Tuesday, October 30, 2007

OSG Q3 Profit Falls 71%

Overseas Shipholding Third-Quarter Profit Falls 71%
By Todd Zeranski
Oct. 29 (Bloomberg)

Overseas Shipholding Group, the largest U.S.-based oil tanker owner, said third-quarter profit fell 71 percent as the company was paid less for oil deliveries.

Net income declined to $26.6 million, or 83 cents a share, from $90.8 million, or $2.29, a year earlier, the New York-based company said in a statement today. The average estimate of 12 analysts surveyed by Bloomberg was 70 cents a share. Revenue rose 4.3 percent to $277.2 million.

Shipping rates have fallen 19 percent this year, according to the Baltic Dirty Tanker Index. The decline is due at least partly to ship supply outpacing crude-oil demand. While the size of the world fleet expanded 3.8 percent, demand increased 1.7 percent, according to the International Energy Agency.

``They're going to have a tough couple of quarters, this and next,'' Natasha Boyden, a Cantor Fitzgerald LP analyst, who has a ``buy'' rating on the stock, said. ``The rates haven't rebounded like we thought they would. Weather hasn't been helpful, and that's usually the biggest driver.''

Overseas Shipholding was unchanged at $69.21 in New York Stock Exchange composite trading. The stock has risen 23 percent this year.

Profit included a gain from sales of vessels of $1.5 million, or 5 cents a share. The year-ago quarter had a gain of $15.8 million, or 39 cents.

Oil is up 53 percent in 2007 and reached a record $93.80 a barrel in New York Mercantile Exchange trading today.

Tanker Fleet

The world fleet will increase by as much as 32 percent during the next five years, estimates Lloyd's Register-Fairplay, the company that assigns ship registration numbers.

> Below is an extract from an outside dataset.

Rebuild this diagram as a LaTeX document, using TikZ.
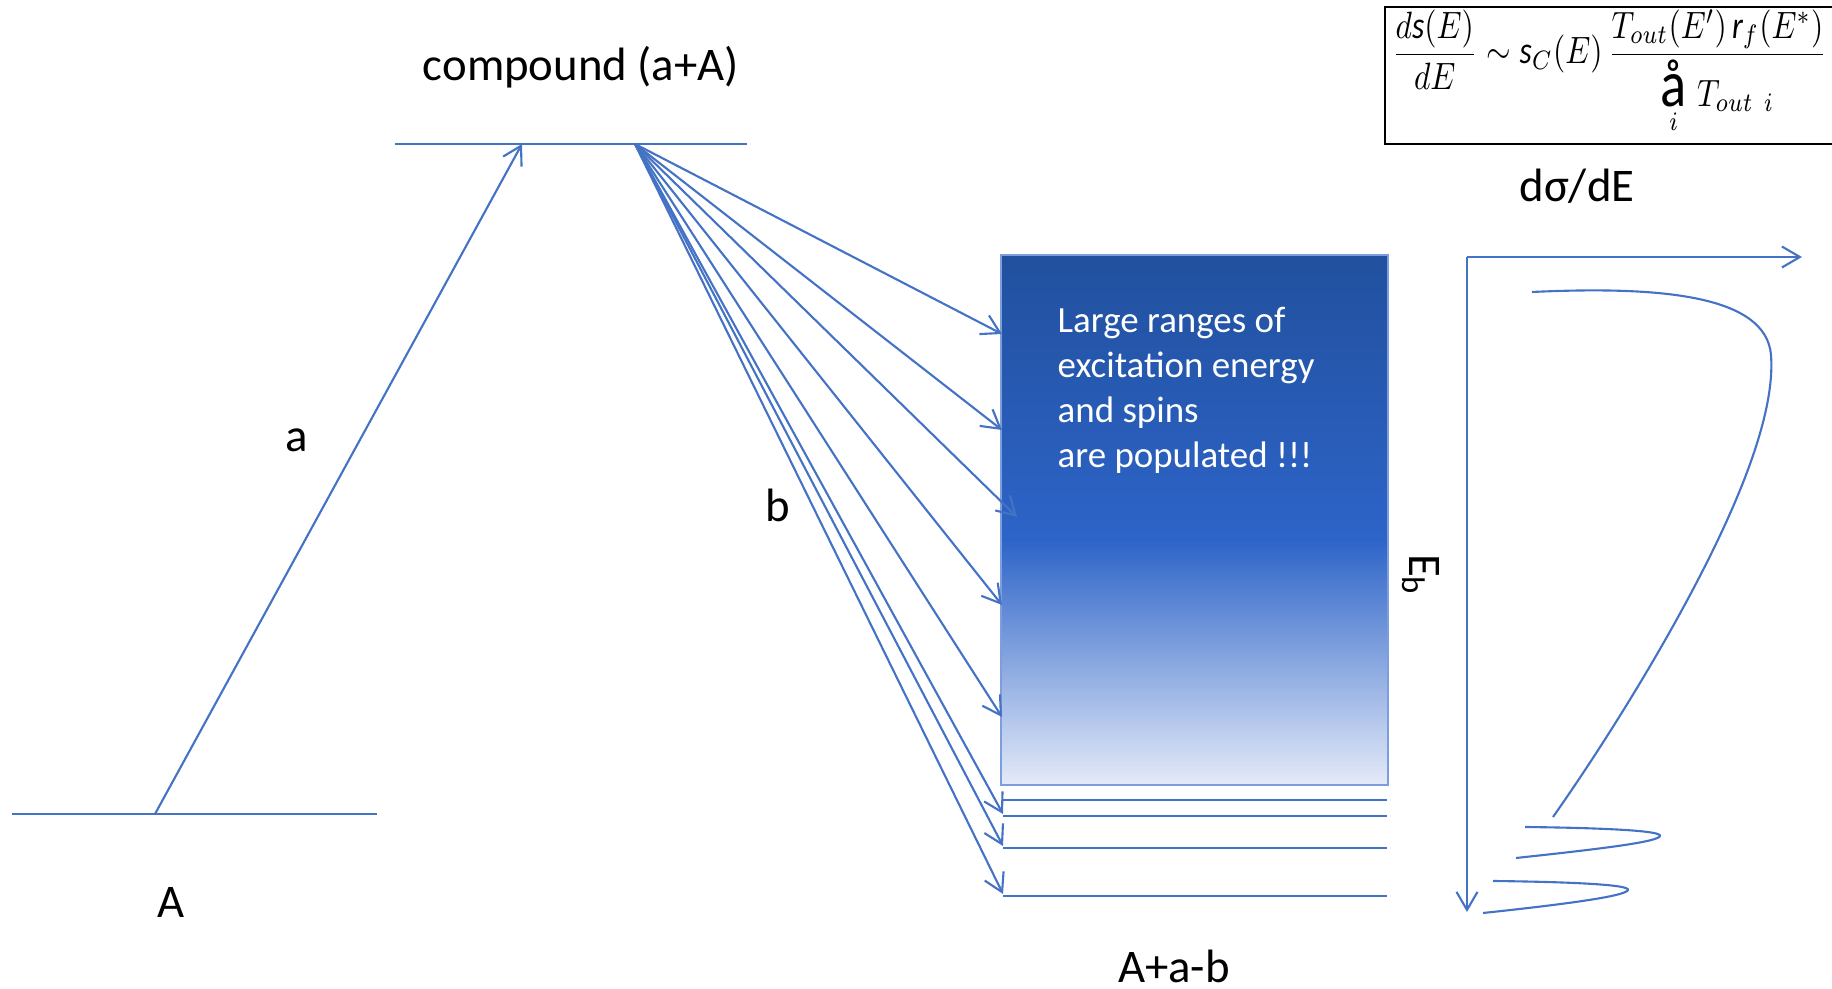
\documentclass[tikz,border=0pt]{standalone}
\usepackage{amsmath,graphicx}
\usepackage{fontspec}
\setmainfont{Carlito}
\definecolor{lvlblue}{RGB}{68,114,196}
\definecolor{boxtop}{RGB}{33,80,158}
\definecolor{boxmid}{RGB}{45,100,200}
\definecolor{boxlow}{RGB}{228,234,248}
\definecolor{boxedge}{RGB}{125,158,220}
\usetikzlibrary{arrows.meta,positioning}

\begin{document}
\begin{tikzpicture}[x=0.01cm,y=-0.01cm,
  level/.style={lvlblue,line width=0.65pt},
  trans/.style={lvlblue,line width=0.6pt,-{Straight Barb[length=0.18cm,width=0.21cm]}},
  spec/.style={lvlblue,line width=0.6pt},
  lbl/.style={font=\fontsize{13.3}{16}\selectfont,inner sep=0pt},
  poptext/.style={font=\fontsize{10.5}{12.8}\selectfont,text=white,align=left,inner sep=0pt},
  eqframe/.style={draw=black,line width=0.6pt,minimum width=4.5cm,minimum height=1.37cm,inner sep=0pt}
]
  \useasboundingbox (0,0) rectangle (1832,989);
  % ground state A and compound level
  \coordinate (gsL) at (12,814);  \coordinate (gsR) at (377,814);
  \coordinate (cnL) at (395,144); \coordinate (cnR) at (747,144);
  \draw[level] (gsL) -- (gsR);
  \draw[level] (cnL) -- (cnR);
  \coordinate (ain) at (155,814); \coordinate (atop) at (522,144);
  \draw[trans] (ain) -- (atop);
  \node[lbl] (lA) at (171,903) {A};
  \node[lbl] (la) at (297,440) {a};
  \node[lbl] (lcomp) at (581,67) {compound (a+A)};
  \node[lbl] (lb) at (778,505) {b};
  % populated region of A+a-b
  \node[minimum width=3.85cm,minimum height=5.28cm,inner sep=0pt] (pop) at (1194.5,520) {};
  \shade[top color=boxtop,bottom color=boxmid] (pop.north west) rectangle (1387,540);
  \shade[top color=boxmid,bottom color=boxlow] (1002,540) rectangle (pop.south east);
  \draw[boxedge,line width=0.5pt] (pop.north west) rectangle (pop.south east);
  \node[poptext,anchor=north west] (ptxt) at (1057,306) {Large ranges of\\excitation energy\\and spins\\are populated !!!};
  % discrete levels below
  \foreach \ly [count=\k] in {800,816,848,896} {
    \coordinate (lvL\k) at (1003,\ly); \coordinate (lvR\k) at (1387,\ly);
    \draw[level] (lvL\k) -- (lvR\k);
  }
  \node[lbl] (lfin) at (1174,966) {A+a-b};
  % decays b from the compound level
  \coordinate (fan) at (635,144);
  \foreach \tx/\ty [count=\k] in {1002/334,1002/430,1017/517,1002/605,1002/717,1003/814,1003/846,1003/894} {
    \coordinate (tip\k) at (\tx,\ty);
    \draw[trans] (fan) -- (tip\k);
  }
  % spectrum
  \coordinate (org) at (1467,257); \coordinate (xend) at (1802,257); \coordinate (yend) at (1467,912);
  \draw[trans] (org) -- (xend);
  \draw[trans] (org) -- (yend);
  \node[lbl,rotate=-90] (lEb) at (1421,575) {E\textsubscript{b}};
  \draw[spec] (1532,292) .. controls (1660,286) and (1766,295) .. (1771,355)
    .. controls (1776,420) and (1730,520) .. (1690,595)
    .. controls (1650,670) and (1600,750) .. (1553,817);
  \draw[spec] (1525,827) .. controls (1610,828) and (1662,831) .. (1660,836) .. controls (1658,842) and (1600,849) .. (1516,858);
  \draw[spec] (1493,881) .. controls (1578,882) and (1630,885) .. (1628,890) .. controls (1626,896) and (1568,904) .. (1483,913);
  \node[lbl] (ldsig) at (1577,186) {dσ/dE};
  % formula
  \node[eqframe] (eqbox) at (1610,75.5) {};
  \node[inner sep=0pt] (eq) at (1609.5,72) {\resizebox*{4.35cm}{1.25cm}{$\displaystyle
    \frac{d\text{\itshape s}(E)}{dE}\sim\text{\itshape s}_C(E)\,
    \frac{T_{out}(E')\,\text{\itshape r}_f(E^{*})}{\mathop{\text{\LARGE å}}\limits_{i}\,T_{out\;\,i}}$}};
\end{tikzpicture}
\end{document}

``We hope we would see asset values come down, as rates have been depressed for several quarters,'' Boyden said. Overseas Shipholding ``would like to see that, because they would be able to buy.''

Last month, Overseas Shipping said it would add four Suezmax carriers, which can each transport 1 million barrels of oil, to its fleet. The company owned or operated 51 crude-oil tankers at the end of the quarter, including 20 very large crude carriers, or VLCCs, which can carry 2 million barrels of oil.

The company has booked 44 percent of the fourth quarter for its VLCCs at an average rate of $25,500 a day. For its Aframax tankers, which can transport 600,000 barrels of oil, it has booked 13 percent of the quarter at a spot charter rate of $17,000 a day.

VLCC Fleet

The company's VLCCs operate mainly out of the Persian Gulf on routes to Asia and the U.S. The tanker owner said it was paid an average of $34,802 a day for its VLCCs in the quarter, a 50 percent decrease. Its break-even point for VLCCs is $17,400.

Its Aframax tankers earned an average spot rate of $24,614, from $34,952 a day a year earlier, a 30 percent decline.

Overseas Shipholding's U.S.-flag fleet ships crude oil and refined products between U.S. ports under the Jones Act, a 1920 law that requires commercial vessels operated between U.S. ports to be built in the U.S., crewed by Americans and owned by an American company.

Revenue for its U.S. fleet nearly tripled to $53.8 million.